The week was tough on a couple fronts, I broke my self-imposed rule of not crying at work, fortunately it wasn't a complete breakdown in front of anyone. Trying to figure out what I'm going to do with my life is causing me a bit of stress and while I know that I've got to figure these things out for myself, I'm not used to being at such a loss of direction. I'll get through it and things will be fine I'm sure. Sometimes I just lose sight of that and the stress gets to me.

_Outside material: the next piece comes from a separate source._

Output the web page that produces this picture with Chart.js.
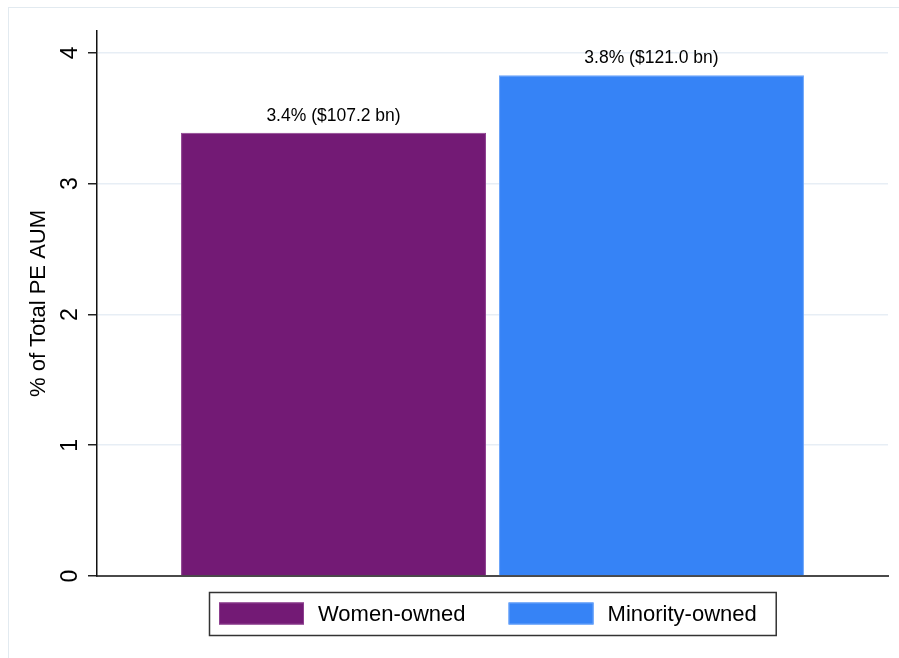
<!DOCTYPE html>
<html>
<head>
<meta charset="utf-8">
<script src="https://cdn.jsdelivr.net/npm/chart.js@4/dist/chart.umd.min.js"></script>
<style>
  html, body { margin: 0; padding: 0; background: #ffffff; }
  canvas { display: block; }
</style>
</head>
<body>
<canvas id="c" width="899" height="658"></canvas>
<script>
// ---- data ----
const categories = ['Women-owned', 'Minority-owned'];
const shareValues = [3.39, 3.83];
const barLabels = ['3.4% ($107.2 bn)', '3.8% ($121.0 bn)'];
const yTicks = [0, 1, 2, 3, 4];
const yTickLabels = ['0', '1', '2', '3', '4'];
const yTitle = '% of Total PE AUM';

const fillColors = ['#731a75', '#3683f6'];
const edgeColors = ['#8d3f8f', '#6aa4fa'];
const FONT = '"Liberation Sans", Arial, Helvetica, sans-serif';

const datasets = categories.map((name, i) => ({
  label: name,
  data: [shareValues[i]],
  backgroundColor: fillColors[i],
  borderColor: edgeColors[i],
  borderWidth: 1,
  categoryPercentage: 0.804,
  barPercentage: 0.959
}));

const framePlugin = {
  id: 'frame',
  beforeDraw(chart) {
    const ctx = chart.ctx;
    ctx.save();
    ctx.fillStyle = '#ffffff';
    ctx.fillRect(0, 0, chart.width, chart.height);
    ctx.strokeStyle = '#e2eaf0';
    ctx.lineWidth = 1;
    ctx.strokeRect(8.5, 7.5, chart.width + 20, chart.height + 20);
    ctx.restore();
  }
};

const decorPlugin = {
  id: 'decor',
  afterDatasetsDraw(chart) {
    const ctx = chart.ctx;
    ctx.save();
    ctx.fillStyle = '#000000';
    ctx.font = '17.5px ' + FONT;
    ctx.textAlign = 'center';
    ctx.textBaseline = 'middle';
    chart.data.datasets.forEach((ds, i) => {
      const bar = chart.getDatasetMeta(i).data[0];
      ctx.fillText(barLabels[i], bar.x, bar.y - 17);
    });
    ctx.restore();
  },
  afterDraw(chart) {
    const ctx = chart.ctx;
    const ys = chart.scales.y;
    const area = chart.chartArea;
    ctx.save();
    // rotated y tick labels
    ctx.fillStyle = '#000000';
    ctx.font = '23px ' + FONT;
    ctx.textAlign = 'center';
    ctx.textBaseline = 'middle';
    yTicks.forEach((v, i) => {
      const y = ys.getPixelForValue(v);
      ctx.save();
      ctx.translate(71, y);
      ctx.rotate(-Math.PI / 2);
      ctx.fillText(yTickLabels[i], 0, 0);
      ctx.restore();
    });
    // legend with frame
    ctx.font = '22px ' + FONT;
    const pad = 10, sw = 85, sh = 22, gapText = 14, itemGap = 43, padR = 19;
    const items = chart.data.datasets.map(ds => ({
      text: ds.label, color: ds.backgroundColor, edge: ds.borderColor,
      w: ctx.measureText(ds.label).width
    }));
    let total = pad + padR + itemGap * (items.length - 1);
    items.forEach(it => { total += sw + gapText + it.w; });
    const cx = (area.left + area.right) / 2;
    const boxL = Math.round(cx - total / 2);
    const boxT = 592, boxH = 43;
    ctx.strokeStyle = '#333333';
    ctx.lineWidth = 1.5;
    ctx.strokeRect(boxL + 0.5, boxT + 0.5, total, boxH);
    let x = boxL + pad;
    const midY = boxT + boxH / 2;
    ctx.textAlign = 'left';
    items.forEach(it => {
      ctx.fillStyle = it.color;
      ctx.fillRect(x, midY - sh / 2, sw, sh);
      ctx.strokeStyle = it.edge;
      ctx.lineWidth = 1;
      ctx.strokeRect(x + 0.5, midY - sh / 2 + 0.5, sw - 1, sh - 1);
      x += sw + gapText;
      ctx.fillStyle = '#000000';
      ctx.fillText(it.text, x, midY + 1);
      x += it.w + itemGap;
    });
    ctx.restore();
  }
};

new Chart(document.getElementById('c'), {
  type: 'bar',
  data: { labels: [''], datasets: datasets },
  options: {
    responsive: false,
    animation: false,
    layout: { padding: { left: 8, top: 31, right: 11, bottom: 82 } },
    plugins: { legend: { display: false }, tooltip: { enabled: false } },
    scales: {
      x: {
        type: 'category',
        offset: true,
        grid: { display: false, drawTicks: false },
        ticks: { display: false },
        border: { display: true, color: '#4a4a4a', width: 2 },
        afterFit(scale) { scale.height = 0; }
      },
      y: {
        type: 'linear',
        min: 0,
        max: 4.168,
        afterBuildTicks(scale) { scale.ticks = yTicks.map(v => ({ value: v })); },
        grid: {
          color: '#e7eef5',
          lineWidth: 1.5,
          tickColor: '#222222',
          tickLength: 9,
          tickWidth: 1.5,
          drawTicks: true
        },
        border: { display: true, color: '#111111', width: 1.5 },
        ticks: { display: false },
        title: {
          display: true,
          text: yTitle,
          color: '#000000',
          font: { family: FONT, size: 22 },
          padding: { top: 18, bottom: 0 }
        },
        afterFit(scale) { scale.width = 89; }
      }
    }
  },
  plugins: [framePlugin, decorPlugin]
});
</script>
</body>
</html>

I'll leave you with a kiss from Cutie, it always brightens my day.

Sunday, February 01, 2009

I should qualify that....

Reading over my post from yesterday I would imagine it comes across as preachy and judgmental of others. Not really my intention, I include myself among the people that justify things about life. As Lisa pointed out, things like the BMI charts are also not accurate for many people with a large frame size. And, when I mentioned my mother weighing 125 pounds at 5'7", I do not think that people should aspire to waif-like thinness without any fitness. I don't want to be skinny, I want to be healthy. I'm not sure that at 125 pounds I would be able to run 4 miles or do a single push-up, I'd probably be eating only 1000 calories a day and I'd likely be hungry and weak. Or maybe not. Just because society has adjusted what is considered "normal" for size, it doesn't mean that people reap the health benefits they did years ago. I think our daily calorie consumption has increased by something like 20%, and for women more than men, and our lives have become increasingly sedentary. Just random thoughts to try and get myself out of "excuses" mode.